THE REQUEST: Print the first line of the material below and each line after it, exactly as written, ending with the line that contains "length=6, color='#D9D9D9', width=1.2)".
# Start of MATERIAL
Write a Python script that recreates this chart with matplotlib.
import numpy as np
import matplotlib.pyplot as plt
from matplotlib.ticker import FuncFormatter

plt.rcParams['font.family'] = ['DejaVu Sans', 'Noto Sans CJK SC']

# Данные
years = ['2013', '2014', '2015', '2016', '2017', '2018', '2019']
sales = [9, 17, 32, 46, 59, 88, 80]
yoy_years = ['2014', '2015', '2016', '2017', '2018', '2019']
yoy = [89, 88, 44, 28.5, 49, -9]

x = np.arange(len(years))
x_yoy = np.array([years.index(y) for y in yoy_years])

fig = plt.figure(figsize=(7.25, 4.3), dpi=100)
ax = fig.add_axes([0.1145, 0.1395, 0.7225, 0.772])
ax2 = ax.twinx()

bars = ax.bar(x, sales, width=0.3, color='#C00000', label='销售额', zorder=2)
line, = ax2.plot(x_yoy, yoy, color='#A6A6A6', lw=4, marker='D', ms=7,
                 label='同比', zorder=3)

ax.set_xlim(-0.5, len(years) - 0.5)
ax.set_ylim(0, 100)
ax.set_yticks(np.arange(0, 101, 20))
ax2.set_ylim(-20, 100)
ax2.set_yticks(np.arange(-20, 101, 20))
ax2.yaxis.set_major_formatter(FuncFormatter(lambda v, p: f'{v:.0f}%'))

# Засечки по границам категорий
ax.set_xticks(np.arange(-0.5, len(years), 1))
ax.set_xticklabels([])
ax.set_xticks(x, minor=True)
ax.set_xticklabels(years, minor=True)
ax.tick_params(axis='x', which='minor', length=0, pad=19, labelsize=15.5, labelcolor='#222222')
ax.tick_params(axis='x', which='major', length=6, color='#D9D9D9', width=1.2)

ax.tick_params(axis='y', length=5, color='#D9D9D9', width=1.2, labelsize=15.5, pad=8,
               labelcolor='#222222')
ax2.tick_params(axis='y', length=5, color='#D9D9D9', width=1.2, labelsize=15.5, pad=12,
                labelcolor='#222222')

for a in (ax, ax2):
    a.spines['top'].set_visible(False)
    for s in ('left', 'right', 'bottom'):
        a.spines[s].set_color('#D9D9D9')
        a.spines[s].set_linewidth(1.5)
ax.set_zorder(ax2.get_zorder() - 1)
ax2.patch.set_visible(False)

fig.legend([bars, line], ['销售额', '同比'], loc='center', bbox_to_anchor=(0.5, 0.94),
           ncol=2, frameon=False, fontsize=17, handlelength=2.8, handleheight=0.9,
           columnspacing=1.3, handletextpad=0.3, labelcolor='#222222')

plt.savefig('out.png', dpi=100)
# End of MATERIAL
TASK RESULT:
Write a Python script that recreates this chart with matplotlib.
import numpy as np
import matplotlib.pyplot as plt
from matplotlib.ticker import FuncFormatter

plt.rcParams['font.family'] = ['DejaVu Sans', 'Noto Sans CJK SC']

# Данные
years = ['2013', '2014', '2015', '2016', '2017', '2018', '2019']
sales = [9, 17, 32, 46, 59, 88, 80]
yoy_years = ['2014', '2015', '2016', '2017', '2018', '2019']
yoy = [89, 88, 44, 28.5, 49, -9]

x = np.arange(len(years))
x_yoy = np.array([years.index(y) for y in yoy_years])

fig = plt.figure(figsize=(7.25, 4.3), dpi=100)
ax = fig.add_axes([0.1145, 0.1395, 0.7225, 0.772])
ax2 = ax.twinx()

bars = ax.bar(x, sales, width=0.3, color='#C00000', label='销售额', zorder=2)
line, = ax2.plot(x_yoy, yoy, color='#A6A6A6', lw=4, marker='D', ms=7,
                 label='同比', zorder=3)

ax.set_xlim(-0.5, len(years) - 0.5)
ax.set_ylim(0, 100)
ax.set_yticks(np.arange(0, 101, 20))
ax2.set_ylim(-20, 100)
ax2.set_yticks(np.arange(-20, 101, 20))
ax2.yaxis.set_major_formatter(FuncFormatter(lambda v, p: f'{v:.0f}%'))

# Засечки по границам категорий
ax.set_xticks(np.arange(-0.5, len(years), 1))
ax.set_xticklabels([])
ax.set_xticks(x, minor=True)
ax.set_xticklabels(years, minor=True)
ax.tick_params(axis='x', which='minor', length=0, pad=19, labelsize=15.5, labelcolor='#222222')
ax.tick_params(axis='x', which='major', length=6, color='#D9D9D9', width=1.2)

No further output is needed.